» **WHAT YOU ARE ASKED TO DO**
With pictures left out, retype the lines from the start of the records through the one that contains "-0.09, -0.174, -0.378];".

» **RECORDS SHOWN**
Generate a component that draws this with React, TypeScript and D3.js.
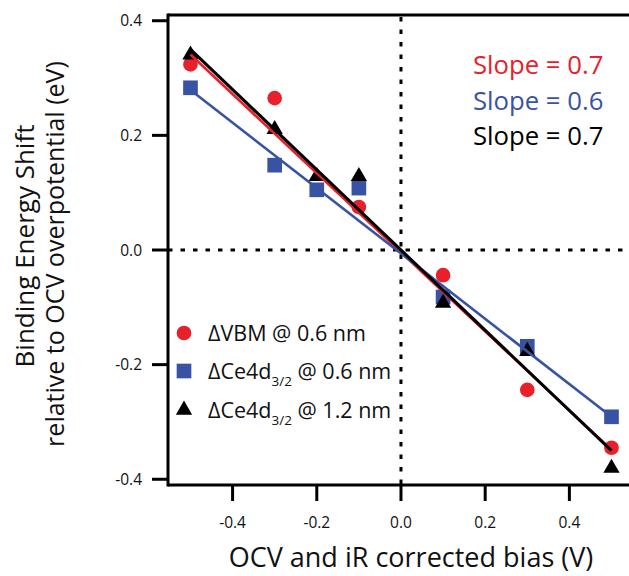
import React from 'react';
import * as d3 from 'd3';

// ---- data ----
const vbmX = [-0.5, -0.3, -0.1, 0.1, 0.3, 0.5];
const vbmY = [0.324, 0.265, 0.075, -0.044, -0.244, -0.345];
const ceX = [-0.5, -0.3, -0.2, -0.1, 0.1, 0.3, 0.5];
const ce06Y = [0.283, 0.148, 0.105, 0.108, -0.082, -0.168, -0.291];
const ce12Y = [0.343, 0.213, 0.131, 0.131, -0.09, -0.174, -0.378];

const fitNames = ['vbm', 'ce06', 'ce12'];
const fitSlopes = [-0.69, -0.57, -0.7];
const fitIntercepts = [-0.004, -0.006, 0.0];
const fitRange = [-0.5, 0.5];

const xTicks = [-0.4, -0.2, 0.0, 0.2, 0.4];
const yTicks = [-0.4, -0.2, 0.0, 0.2, 0.4];
const slopeLabels = ['Slope = 0.7', 'Slope = 0.6', 'Slope = 0.7'];

const RED = '#e8202a';
const BLUE = '#3953a4';
const BLACK = '#000000';
const colors = [RED, BLUE, BLACK];
const FONT = "'Open Sans', 'Noto Sans', sans-serif";

const W = 629;
const H = 576;

export default function App() {
  const x = d3.scaleLinear().domain([-0.5534, 0.5416]).range([168, 629]);
  const y = d3.scaleLinear().domain([-0.41, 0.41]).range([485, 15]);

  const circle = d3.symbol().type(d3.symbolCircle).size(170)();
  const square = d3.symbol().type(d3.symbolSquare).size(215)();
  const triangle = d3.symbol().type(d3.symbolTriangle).size(115)();

  const fitPath = (k: number) => {
    const pts: [number, number][] = fitRange.map((v) => [x(v), y(fitSlopes[k] * v + fitIntercepts[k])]);
    return d3.line()(pts) || '';
  };

  const legendItems = [
    { shape: circle, color: RED, main: '\u0394VBM', sub: '', rest: ' @ 0.6 nm', y: 333 },
    { shape: square, color: BLUE, main: '\u0394Ce4d', sub: '3/2', rest: ' @ 0.6 nm', y: 371 },
    { shape: triangle, color: BLACK, main: '\u0394Ce4d', sub: '3/2', rest: ' @ 1.2 nm', y: 410 },
  ];

  return (
    <svg width={W} height={H} style={{ position: 'absolute', left: 0, top: 0 }} fontFamily={FONT}>
      <rect width={W} height={H} fill="#fff" />
      {/* zero dotted lines */}
      <line x1={x(0)} x2={x(0)} y1={y.range()[1] + 2} y2={y.range()[0]} stroke="#000" strokeWidth={3} strokeDasharray="4.5,8" />
      <line x1={x.range()[0]} x2={W} y1={y(0)} y2={y(0)} stroke="#000" strokeWidth={3} strokeDasharray="4.5,8" />

      {/* markers */}
      {vbmX.map((v, i) => (
        <path key={'c' + i} d={circle} fill={RED} transform={`translate(${x(v)},${y(vbmY[i])})`} />
      ))}
      {ceX.map((v, i) => (
        <path key={'s' + i} d={square} fill={BLUE} transform={`translate(${x(v)},${y(ce06Y[i])})`} />
      ))}
      {ceX.map((v, i) => (
        <path key={'t' + i} d={triangle} fill={BLACK} transform={`translate(${x(v)},${y(ce12Y[i]) + 1.5})`} />
      ))}

      {/* fit lines */}
      {fitNames.map((n, k) => (
        <path key={n} d={fitPath(k)} stroke={colors[k]} strokeWidth={k === 2 ? 3 : 2.6} fill="none" />
      ))}

      {/* frame */}
      <line x1={x.range()[0]} x2={W} y1={y.range()[1]} y2={y.range()[1]} stroke="#000" strokeWidth={3} />
      <line x1={x.range()[0]} x2={W} y1={y.range()[0]} y2={y.range()[0]} stroke="#000" strokeWidth={3} />
      <line x1={x.range()[0]} x2={x.range()[0]} y1={y.range()[1] - 1.5} y2={y.range()[0] + 1.5} stroke="#000" strokeWidth={3} />

      {/* y ticks */}
      {yTicks.map((t) => (
        <g key={'yt' + t} transform={`translate(0,${y(t)})`}>
          <line x1={152} x2={168} stroke="#000" strokeWidth={3} />
          <text x={142} dy="0.36em" textAnchor="end" fontSize={15.5} fill="#111">
            {t.toFixed(1)}
          </text>
        </g>
      ))}
      {/* x ticks */}
      {xTicks.map((t) => (
        <g key={'xt' + t} transform={`translate(${x(t)},0)`}>
          <line y1={485} y2={501} stroke="#000" strokeWidth={3} />
          <text y={528} textAnchor="middle" fontSize={15.5} fill="#111">
            {t.toFixed(1)}
          </text>
        </g>
      ))}

      {/* axis titles */}
      <text x={411} y={567} textAnchor="middle" fontSize={27} fill="#111">
        OCV and iR corrected bias (V)
      </text>
      <g transform="translate(34,246) rotate(-90)">
        <text textAnchor="middle" fontSize={26} fill="#111">Binding Energy Shift</text>
      </g>
      <g transform="translate(64,254) rotate(-90)">
        <text textAnchor="middle" fontSize={25} fill="#111">relative to OCV overpotential (eV)</text>
      </g>

      {/* slope labels */}
      {slopeLabels.map((s, k) => (
        <text key={'sl' + k} x={473} y={74 + k * 35.5} fontSize={25.7} fill={colors[k]}>
          {s}
        </text>
      ))}

      {/* legend */}
      {legendItems.map((it, k) => (
        <g key={'lg' + k}>
          <path d={it.shape} fill={it.color} transform={`translate(184,${it.y})`} />
          <text x={208} y={it.y + 8} fontSize={21.5} fill="#111">
            {it.main}
            {it.sub ? (
              <tspan fontSize={13.5} dy={7}>{it.sub}</tspan>
            ) : null}
            {it.sub ? <tspan dy={-7}>{it.rest}</tspan> : it.rest}
          </text>
        </g>
      ))}
    </svg>
  );
}
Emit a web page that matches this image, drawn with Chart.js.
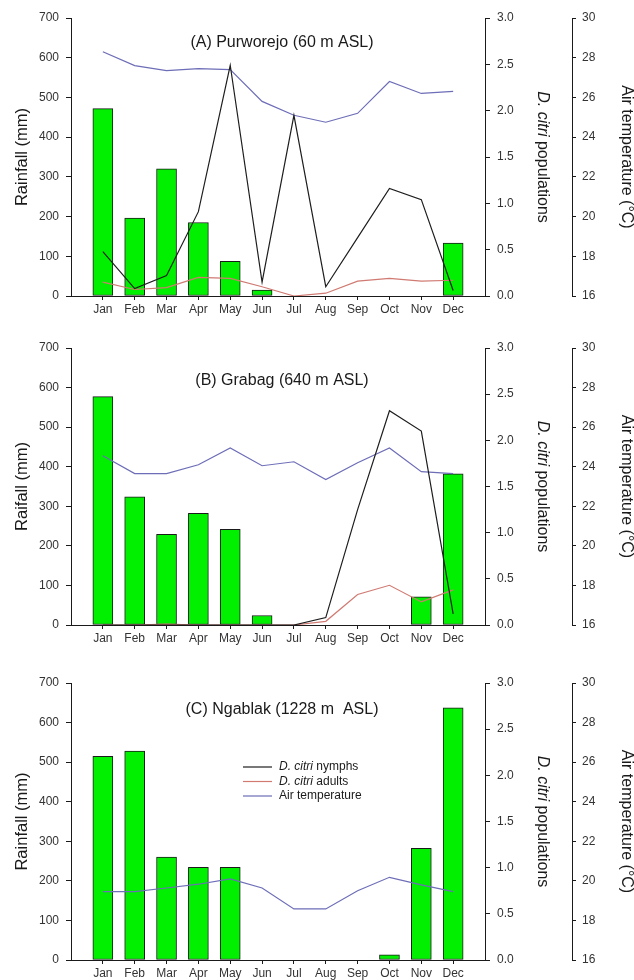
<!DOCTYPE html>
<html>
<head>
<meta charset="utf-8">
<title>Rainfall, D. citri populations and air temperature</title>
<script src="https://cdn.jsdelivr.net/npm/chart.js@4.4.1/dist/chart.umd.min.js"></script>
<style>
    html, body { margin: 0; padding: 0; background: #fff; }
    .page { position: relative; width: 634px; height: 980px; }
    .panel { position: absolute; left: 0; }
    canvas { display: block; }
</style>
</head>
<body>
<div class="page">
    <div class="panel" style="top:0"><canvas id="chartA" width="634" height="330"></canvas></div>
    <div class="panel" style="top:330px"><canvas id="chartB" width="634" height="330"></canvas></div>
    <div class="panel" style="top:665px"><canvas id="chartC" width="634" height="315"></canvas></div>
</div>
<script>
// Aylar (boş uçlar eksen kenar boşluğu için)
const months = ['Jan', 'Feb', 'Mar', 'Apr', 'May', 'Jun', 'Jul', 'Aug', 'Sep', 'Oct', 'Nov', 'Dec'];
const rainTicks = [0, 100, 200, 300, 400, 500, 600, 700];
const popTicks = [0, 0.5, 1.0, 1.5, 2.0, 2.5, 3.0];
const tempTicks = [16, 18, 20, 22, 24, 26, 28, 30];

// (A) Purworejo
const rainA = [472, 196, 320, 185, 87, 15, 0, 0, 0, 0, 0, 133];
const nymphA = [0.48, 0.08, 0.22, 0.91, 2.49, 0.15, 1.95, 0.10, 0.63, 1.16, 1.04, 0.06];
const adultA = [0.15, 0.07, 0.09, 0.20, 0.19, 0.10, 0.00, 0.03, 0.16, 0.19, 0.16, 0.17];
const tempA = [28.3, 27.6, 27.35, 27.45, 27.4, 25.8, 25.1, 24.75, 25.2, 26.8, 26.2, 26.3];

// (B) Grabag
const rainB = [577, 324, 229, 282, 242, 24, 0, 0, 0, 0, 71, 382];
const nymphB = [0, 0, 0, 0, 0, 0, 0, 0.08, 1.25, 2.32, 2.10, 0.12];
const adultB = [0, 0, 0.01, 0, 0, 0, 0, 0.04, 0.33, 0.43, 0.25, 0.38];
const tempB = [24.55, 23.65, 23.65, 24.1, 24.95, 24.05, 24.25, 23.35, 24.2, 24.95, 23.75, 23.65];

// (C) Ngablak (no populations recorded)
const rainC = [515, 528, 260, 234, 234, 0, 0, 0, 0, 13, 282, 637];
const nymphC = [null, null, null, null, null, null, null, null, null, null, null, null];
const adultC = [null, null, null, null, null, null, null, null, null, null, null, null];
const tempC = [19.46, 19.46, 19.64, 19.83, 20.1, 19.64, 18.58, 18.58, 19.5, 20.18, 19.8, 19.46];

const FONT = '"Liberation Sans", Arial, sans-serif';

document.addEventListener('DOMContentLoaded', function() {
    createPanel('chartA', '(A) Purworejo (60 m ASL)', 'Rainfall (mm)', rainA, nymphA, adultA, tempA, { titleDy: 25, xHeight: 34 });
    createPanel('chartB', '(B) Grabag (640 m ASL)', 'Raifall (mm)', rainB, nymphB, adultB, tempB, { titleDy: 33, xHeight: 35 });
    createPanel('chartC', '(C) Ngablak (1228 m  ASL)', 'Rainfall (mm)', rainC, nymphC, adultC, tempC, { titleDy: 27, xHeight: 20, legend: { x: 243, y: 102 } });
});

// Ayları boş uçlarla doldur
function pad(values) {
    return [null].concat(values, [null]);
}

// Karışık (italik + normal) metin çizimi
function drawMixed(ctx, x, y, parts, rotation, size) {
    ctx.save();
    ctx.translate(x, y);
    ctx.rotate(rotation);
    let total = 0;
    parts.forEach(p => {
        ctx.font = (p[1] ? 'italic ' : '') + size + 'px ' + FONT;
        total += ctx.measureText(p[0]).width;
    });
    let cx = -total / 2;
    ctx.textAlign = 'left';
    ctx.textBaseline = 'middle';
    parts.forEach(p => {
        ctx.font = (p[1] ? 'italic ' : '') + size + 'px ' + FONT;
        ctx.fillText(p[0], cx, 0);
        cx += ctx.measureText(p[0]).width;
    });
    ctx.restore();
}

// Başlıklar, eksen adları ve lejant
const panelText = {
    id: 'panelText',
    afterDraw(chart) {
        const opts = chart.options.plugins.panelText;
        const ctx = chart.ctx;
        const area = chart.chartArea;
        const mid = (area.top + area.bottom) / 2;

        ctx.save();
        ctx.fillStyle = '#1a1a1a';
        ctx.font = '16px ' + FONT;
        ctx.textAlign = 'center';
        ctx.textBaseline = 'middle';
        ctx.fillText(opts.title, (area.left + area.right) / 2 + 4, area.top + opts.titleDy);

        drawMixed(ctx, 22, mid, [[opts.rainLabel, false]], -Math.PI / 2, 16.5);
        drawMixed(ctx, 542, mid, [['D. citri', true], [' populations', false]], Math.PI / 2, 16);
        drawMixed(ctx, 626, mid, [['Air temperature (°C)', false]], Math.PI / 2, 16);

        if (opts.legend) {
            const items = [
                { ds: chart.data.datasets[0], parts: [['D. citri', true], [' nymphs', false]] },
                { ds: chart.data.datasets[1], parts: [['D. citri', true], [' adults', false]] },
                { ds: chart.data.datasets[2], parts: [['Air temperature', false]] }
            ];
            items.forEach((item, i) => {
                const y = opts.legend.y + i * 14.5;
                ctx.strokeStyle = item.ds.borderColor;
                ctx.lineWidth = 1.2;
                ctx.beginPath();
                ctx.moveTo(opts.legend.x, y);
                ctx.lineTo(opts.legend.x + 29, y);
                ctx.stroke();
                let tx = opts.legend.x + 36;
                ctx.textAlign = 'left';
                ctx.textBaseline = 'middle';
                item.parts.forEach(p => {
                    ctx.font = (p[1] ? 'italic ' : '') + '12px ' + FONT;
                    ctx.fillText(p[0], tx, y);
                    tx += ctx.measureText(p[0]).width;
                });
            });
        }
        ctx.restore();
    }
};

function createPanel(id, title, rainLabel, rain, nymph, adult, temp, cfg) {
    const ctx = document.getElementById(id).getContext('2d');
    const tickFont = { family: FONT, size: 12 };
    const lineBase = { type: 'line', borderWidth: 1.2, pointRadius: 0, tension: 0, fill: false };

    new Chart(ctx, {
        type: 'bar',
        data: {
            labels: [''].concat(months, ['']),
            datasets: [
                Object.assign({}, lineBase, { label: 'D. citri nymphs', data: pad(nymph), borderColor: '#1e1e1e', yAxisID: 'y1', order: 0 }),
                Object.assign({}, lineBase, { label: 'D. citri adults', data: pad(adult), borderColor: '#d07a72', yAxisID: 'y1', order: 1 }),
                Object.assign({}, lineBase, { label: 'Air temperature', data: pad(temp), borderColor: '#6d6db8', yAxisID: 'y2', order: 2 }),
                {
                    type: 'bar',
                    label: 'Rainfall',
                    data: pad(rain),
                    backgroundColor: '#00f000',
                    borderColor: '#1a1a1a',
                    borderWidth: 1,
                    borderSkipped: false,
                    barThickness: 20,
                    yAxisID: 'y',
                    order: 5
                }
            ]
        },
        options: {
            responsive: false,
            animation: false,
            layout: { padding: { top: 18, left: 0, right: 0, bottom: 0 } },
            plugins: {
                legend: { display: false },
                tooltip: { enabled: false },
                panelText: { title: title, rainLabel: rainLabel, titleDy: cfg.titleDy, legend: cfg.legend }
            },
            scales: {
                x: {
                    type: 'category',
                    offset: false,
                    afterFit: scale => { scale.height = cfg.xHeight; },
                    border: { display: true, color: '#1a1a1a', width: 1 },
                    grid: {
                        offset: false,
                        drawOnChartArea: false,
                        drawTicks: true,
                        tickLength: 4,
                        tickColor: c => (c.index === 0 || c.index === months.length + 1) ? 'rgba(0,0,0,0)' : '#1a1a1a'
                    },
                    ticks: { color: '#333', font: tickFont, padding: 2, maxRotation: 0, autoSkip: false }
                },
                y: {
                    position: 'left',
                    min: rainTicks[0],
                    max: rainTicks[rainTicks.length - 1],
                    afterFit: scale => { scale.width = 71; },
                    afterBuildTicks: scale => { scale.ticks = rainTicks.map(v => ({ value: v })); },
                    border: { display: true, color: '#1a1a1a', width: 1 },
                    grid: { drawOnChartArea: false, tickLength: 5, tickColor: '#1a1a1a' },
                    ticks: { color: '#333', font: tickFont, padding: 7 }
                },
                y1: {
                    position: 'right',
                    weight: 0,
                    min: popTicks[0],
                    max: popTicks[popTicks.length - 1],
                    afterFit: scale => { scale.width = 87; },
                    afterBuildTicks: scale => { scale.ticks = popTicks.map(v => ({ value: v })); },
                    border: { display: true, color: '#1a1a1a', width: 1 },
                    grid: { drawOnChartArea: false, tickLength: 5, tickColor: '#1a1a1a' },
                    ticks: { color: '#333', font: tickFont, padding: 7, callback: v => Number(v).toFixed(1) }
                },
                y2: {
                    position: 'right',
                    weight: 1,
                    min: tempTicks[0],
                    max: tempTicks[tempTicks.length - 1],
                    afterFit: scale => { scale.width = 62; },
                    afterBuildTicks: scale => { scale.ticks = tempTicks.map(v => ({ value: v })); },
                    border: { display: true, color: '#1a1a1a', width: 1 },
                    grid: { drawOnChartArea: false, tickLength: 4, tickColor: '#1a1a1a' },
                    ticks: { color: '#333', font: tickFont, padding: 6 }
                }
            }
        },
        plugins: [panelText]
    });
}
</script>
</body>
</html>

» **SOLUTION TO THE PROBLEM**
Generate a component that draws this with React, TypeScript and D3.js.
import React from 'react';
import * as d3 from 'd3';

// ---- data ----
const vbmX = [-0.5, -0.3, -0.1, 0.1, 0.3, 0.5];
const vbmY = [0.324, 0.265, 0.075, -0.044, -0.244, -0.345];
const ceX = [-0.5, -0.3, -0.2, -0.1, 0.1, 0.3, 0.5];
const ce06Y = [0.283, 0.148, 0.105, 0.108, -0.082, -0.168, -0.291];
const ce12Y = [0.343, 0.213, 0.131, 0.131, -0.09, -0.174, -0.378];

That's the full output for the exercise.